Returning to M. Paul Bataillard, we find him declaring that the Gypsies are generically Chamites (descendants of Ham!), and specifically Kushites, “who lived long enough under the 'Aryas in the Indus region to lose their Kushite tongue and to adopt an Aryan dialect.” This immense assertion, made perfunctorily, as it were, and without acknowledgment of its source, is worthy of the eighteenth century and its “mixed multitude” borrowed from the Book of Exodus. What the learned Movers (Geschichte d. Phœnicier) said of the “Kushites” was that, originally from India, they migrated in prehistoric days westwards, allied themselves with the Semites, and became the peoples speaking such Aryo-Semitic tongues as the Egyptian and Coptic, Himyaritic and Ghíz. To believe that this also was the history of the Gypsy movement is to hold that, whilst other “Kushites” changed their physique and their morale, their eyes and hair, their cheekbones and figures generally, the Gypsies have remained pure Indians without a trace of other blood.

A word here upon this “Kushite” theory, which has been accepted by men of the calibre of Heinrich Brugsch Bey. It appears to be simply a labour-saving institution, in fact what algebraists call supposer un inconnu, a pure assumption which spares the pains of working out the origination of the so-called Aryo-Semitic races. These Kushites, who were they? Where are they mentioned in history or legend as emigrants from the plains of Hindustan to the north-eastern angle of Africa? What traces have they left upon the long route across Western Asia which connects the Indus with the Nile? How came it that, without marking their exodus by a single vestige of civilization, they began at once to hew the obelisks and build the pyramids in their new home, the chef-d’œuvres of artistic Egypt’s golden age? No answer to such objections as these.

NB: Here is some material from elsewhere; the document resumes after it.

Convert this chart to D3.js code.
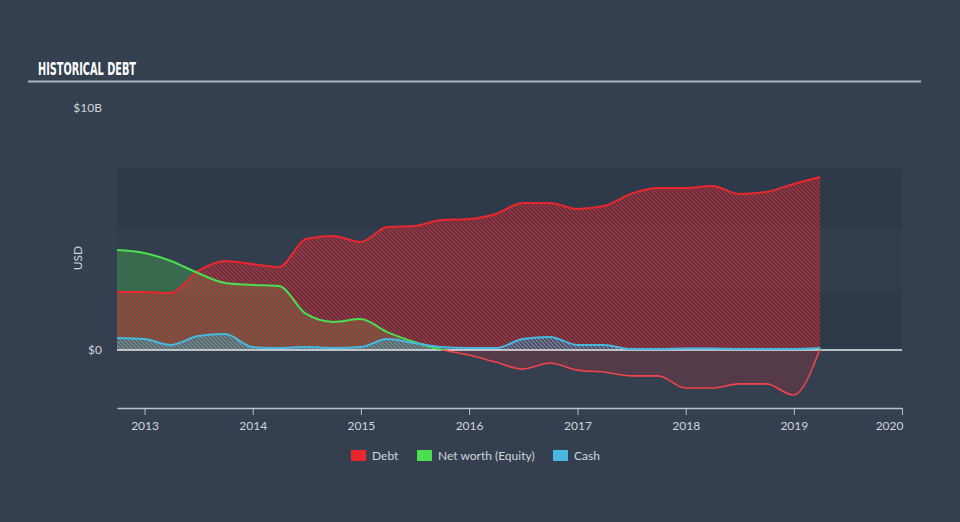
<!DOCTYPE html>
<html>
<head>
<meta charset="utf-8">
<script src="https://cdn.jsdelivr.net/npm/d3@7"></script>
<style>
  html, body { margin: 0; padding: 0; background: #344050; }
  svg { display: block; }
</style>
</head>
<body>
<svg id="chart" width="960" height="522"></svg>
<script>
// ---- Data (quarter ends, values in $B) ----
const dates = [
  "2012-09-30","2012-12-31","2013-03-31","2013-06-30","2013-09-30","2013-12-31",
  "2014-03-31","2014-06-30","2014-09-30","2014-12-31","2015-03-31","2015-06-30",
  "2015-09-30","2015-12-31","2016-03-31","2016-06-30","2016-09-30","2016-12-31",
  "2017-03-31","2017-06-30","2017-09-30","2017-12-31","2018-03-31","2018-06-30",
  "2018-09-30","2018-12-31","2019-03-31"
];
const debt = [2.40,2.40,2.36,3.26,3.68,3.55,3.43,4.59,4.71,4.46,5.08,5.12,
              5.37,5.41,5.62,6.07,6.07,5.83,5.95,6.45,6.69,6.69,6.78,6.45,
              6.53,6.86,7.15];
const equity = [4.13,4.01,3.68,3.18,2.77,2.69,2.64,1.49,1.16,1.28,0.74,0.33,
                0.01,-0.21,-0.50,-0.79,-0.54,-0.83,-0.91,-1.07,-1.07,-1.57,-1.57,-1.40,
                -1.40,-1.86,0.06];
const cash = [0.50,0.45,0.21,0.58,0.66,0.12,0.08,0.12,0.08,0.12,0.45,0.29,
              0.12,0.08,0.08,0.45,0.54,0.21,0.21,0.04,0.04,0.06,0.06,0.04,
              0.04,0.04,0.08];
const yearTicks = [2013,2014,2015,2016,2017,2018,2019,2020];
const yTickValues = [0, 10];
const yTickLabels = ["$0", "$10B"];
const bandRanges = [[0,2.5],[2.5,5],[5,7.5]];
const seriesNames = ["Debt", "Net worth (Equity)", "Cash"];
const seriesColors = ["#e8272f", "#4ade50", "#48b8e0"];

// ---- Setup ----
const svg = d3.select("#chart");
const parse = d3.timeParse("%Y-%m-%d");
const pts = dates.map((d,i)=>({date: parse(d), debt: debt[i], equity: equity[i], cash: cash[i]}));

const x = d3.scaleTime()
  .domain([parse("2012-09-30"), parse("2020-01-01")])
  .range([117, 902]);
const y = d3.scaleLinear().domain([0, 10]).range([350, 108]);
const yBottom = 408;

const defs = svg.append("defs");
function hatch(id, color, op) {
  const p = defs.append("pattern").attr("id", id)
    .attr("patternUnits", "userSpaceOnUse")
    .attr("width", 4).attr("height", 4);
  p.append("path").attr("d", "M-1,3 L1,5 M0,0 L4,4 M3,-1 L5,1")
    .attr("stroke", color).attr("stroke-width", 1.6)
    .attr("stroke-opacity", op).attr("fill", "none");
}
hatch("hRed", seriesColors[0], 0.7);
hatch("hCyan", seriesColors[2], 0.6);

defs.append("clipPath").attr("id", "clipPos")
  .append("rect").attr("x", 0).attr("y", 0).attr("width", 960).attr("height", y(0));
defs.append("clipPath").attr("id", "clipNeg")
  .append("rect").attr("x", 0).attr("y", y(0)).attr("width", 960).attr("height", 200);

// ---- Title ----
svg.append("text")
  .attr("x", 38).attr("y", 75)
  .attr("font-family", "Liberation Sans Narrow, DejaVu Sans Condensed, sans-serif")
  .attr("font-weight", "bold").attr("font-size", 18)
  .attr("fill", "#ffffff")
  .attr("textLength", 98).attr("lengthAdjust", "spacingAndGlyphs")
  .text("HISTORICAL DEBT");
svg.append("line").attr("x1", 28).attr("x2", 921).attr("y1", 81.5).attr("y2", 81.5)
  .attr("stroke", "#aeb6bf").attr("stroke-width", 2);

// ---- Bands ----
const bandFill = ["#2e3a49", "#323e4d", "#2e3a49"];
svg.append("g").selectAll("rect").data(bandRanges).join("rect")
  .attr("x", 117).attr("width", 902 - 117)
  .attr("y", d => y(d[1])).attr("height", d => y(d[0]) - y(d[1]))
  .attr("fill", (d,i) => bandFill[i]);

// ---- Generators ----
const curve = d3.curveMonotoneX;
const areaOf = key => d3.area().curve(curve).x(d => x(d.date)).y0(y(0)).y1(d => y(d[key]));
const lineOf = key => d3.line().curve(curve).x(d => x(d.date)).y(d => y(d[key]));

// Equity fills
svg.append("path").datum(pts).attr("d", areaOf("equity"))
  .attr("fill", seriesColors[1]).attr("fill-opacity", 0.28).attr("clip-path", "url(#clipPos)");
svg.append("path").datum(pts).attr("d", areaOf("equity"))
  .attr("fill", seriesColors[0]).attr("fill-opacity", 0.18).attr("clip-path", "url(#clipNeg)");

// Debt hatched area
svg.append("path").datum(pts).attr("d", areaOf("debt")).attr("fill", "url(#hRed)");
// Cash hatched area
svg.append("path").datum(pts).attr("d", areaOf("cash")).attr("fill", "url(#hCyan)");

// Zero line
svg.append("line").attr("x1", 117).attr("x2", 902).attr("y1", y(0)).attr("y2", y(0))
  .attr("stroke", "#e6e8ea").attr("stroke-width", 1.5);

// Lines
svg.append("path").datum(pts).attr("d", lineOf("debt"))
  .attr("fill", "none").attr("stroke", seriesColors[0]).attr("stroke-width", 2);
svg.append("path").datum(pts).attr("d", lineOf("equity"))
  .attr("fill", "none").attr("stroke", seriesColors[1]).attr("stroke-width", 2)
  .attr("clip-path", "url(#clipPos)");
svg.append("path").datum(pts).attr("d", lineOf("equity"))
  .attr("fill", "none").attr("stroke", "#f0444a").attr("stroke-width", 1.6)
  .attr("clip-path", "url(#clipNeg)");
svg.append("path").datum(pts).attr("d", lineOf("cash"))
  .attr("fill", "none").attr("stroke", seriesColors[2]).attr("stroke-width", 2);

// ---- X axis ----
const xAxis = d3.axisBottom(x)
  .tickValues(yearTicks.map(yv => new Date(yv, 0, 1)))
  .tickFormat(d3.timeFormat("%Y"))
  .tickSize(7).tickSizeOuter(0).tickPadding(6);
const gx = svg.append("g").attr("transform", `translate(0,${yBottom})`).call(xAxis);
gx.select(".domain").attr("stroke", "#b8c2cc").attr("stroke-width", 1.5);
gx.selectAll(".tick line").attr("stroke", "#b8c2cc");
gx.selectAll(".tick text").attr("fill", "#d0d4d9")
  .attr("font-family", "Lato, sans-serif").attr("font-size", 12);
gx.selectAll(".tick").filter((d,i) => i === yearTicks.length - 1)
  .select("text").attr("text-anchor", "end").attr("dx", 1);

// ---- Y labels ----
svg.append("g").selectAll("text").data(yTickValues).join("text")
  .attr("x", 102).attr("y", d => y(d) + 4)
  .attr("text-anchor", "end")
  .attr("font-family", "Lato, sans-serif").attr("font-size", 12)
  .attr("fill", "#d0d4d9")
  .text((d,i) => yTickLabels[i]);
svg.append("text")
  .attr("transform", "translate(82,258) rotate(-90)")
  .attr("text-anchor", "middle")
  .attr("font-family", "Lato, sans-serif").attr("font-size", 12)
  .attr("fill", "#d0d4d9").text("USD");

// ---- Legend ----
const legendX = [351, 417, 553];
const lg = svg.append("g").selectAll("g").data(seriesNames).join("g")
  .attr("transform", (d,i) => `translate(${legendX[i]},450)`);
lg.append("rect").attr("width", 15).attr("height", 11)
  .attr("fill", (d,i) => seriesColors[i]);
lg.append("text").attr("x", 21).attr("y", 10)
  .attr("font-family", "Lato, sans-serif").attr("font-size", 12)
  .attr("fill", "#d0d4d9").text(d => d);
</script>
</body>
</html>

In Part No. 4, concluding the paper, M. Paul Bataillard attempts to conciliate his “principal thesis” with the views of M. de Goeje. The Leyden professor opines that the first colonies of Djatts (Jats) were founded amongst the Persians and Arabs of the seventh century; and M. Fagnan also speaks of inscriptions in Buddhist characters treating of the Jats in the fourth and fifth centuries. The tribal name, corrupted by Arabization, appears in the “Canal of the Zott” (Zutt) near Babylon, and in the “Zott-land.” Families of “Zotts” were transplanted to Syrian Bosra, Bostra, or Old Damascus during the earliest Muslim conquests in the seventh century (circ. a.d. 670), not in the ninth (a.d. 855), as our author had determined. About a.d. 710 “Zotts” and Indians were transferred from the Indus to the Tigris (Khuzistán); and between a.d. 714 and 720 a certain number were sent with their four thousand buffaloes—“which make the lion fly (!)”—to colonize the Antioch regions. Hence possibly the name of the large tribe which is known in Egypt and elsewhere as “El H'aleb,” or “Helebi, the Aleppine.” They waxed powerful enough in their new possessions to contend with the Caliphat till a.d. 820-834, when they were subjugated, and some twenty-seven thousand were transplanted to Bagdad. Thence they were sent north-eastwards to Khánikin and westwards to Ayin-Zarba (?) in Syria, a place subsequently (a.d. 855) captured by the Byzantines; and finally the “Zott” and their belongings were carried off and dispersed throughout the empire.

So far so good. But our critic appends a rider to Professor de Goeje’s tale. He owns that this race, Zott or Jats, may have transformed itself into Gypsies—not difficult, as they were Gypsies. But he contends that they formed a feeble modern addition to his “Kushites,” to the race which was represented ab antiquo by the Sicani and Sinties et hoc genus omne.

Further let me note en passant the vulgar error now obsolete which, confounding Hindi with the Urdú-Zabán or camp dialect,[141] made the former a bastard modern tongue when its literature is as old as the earliest English and French. And here we may note that, while the Romni-chíb is in point of vocabulary a sister of the Hindi, the grammar of the noun with its survival of regular cases belongs to a more remote age. It is partly Prakrit and partly Sindhi, a dialect whose numerous harsh consonants make us suspect, despite Dr. Trumpp, a non-Aryan element. Besides the prehistoric occupation of the trans-Indine regions by the Indo-Scythians noticed in Alexander’s day, we find another dating from far later times. The Bactrian kingdom which became independent sixty-nine years after the great Macedonian’s death lasted one hundred and thirty years, and was destroyed about b.c. 126 by the “white Huns,” Chinese Tatars, who crossed the Jaxartes. Hence possibly the Dravidian Brahins still dwelling in the midst of Aryan populations. The apparent anomaly that the wild and vagrant Gypsies have preserved in Europe ancient forms which have died out in the old home has already been accounted for; I may also number amongst the causes of conservation the total want of a written character, which also proves the early date of the Gypsy exodus.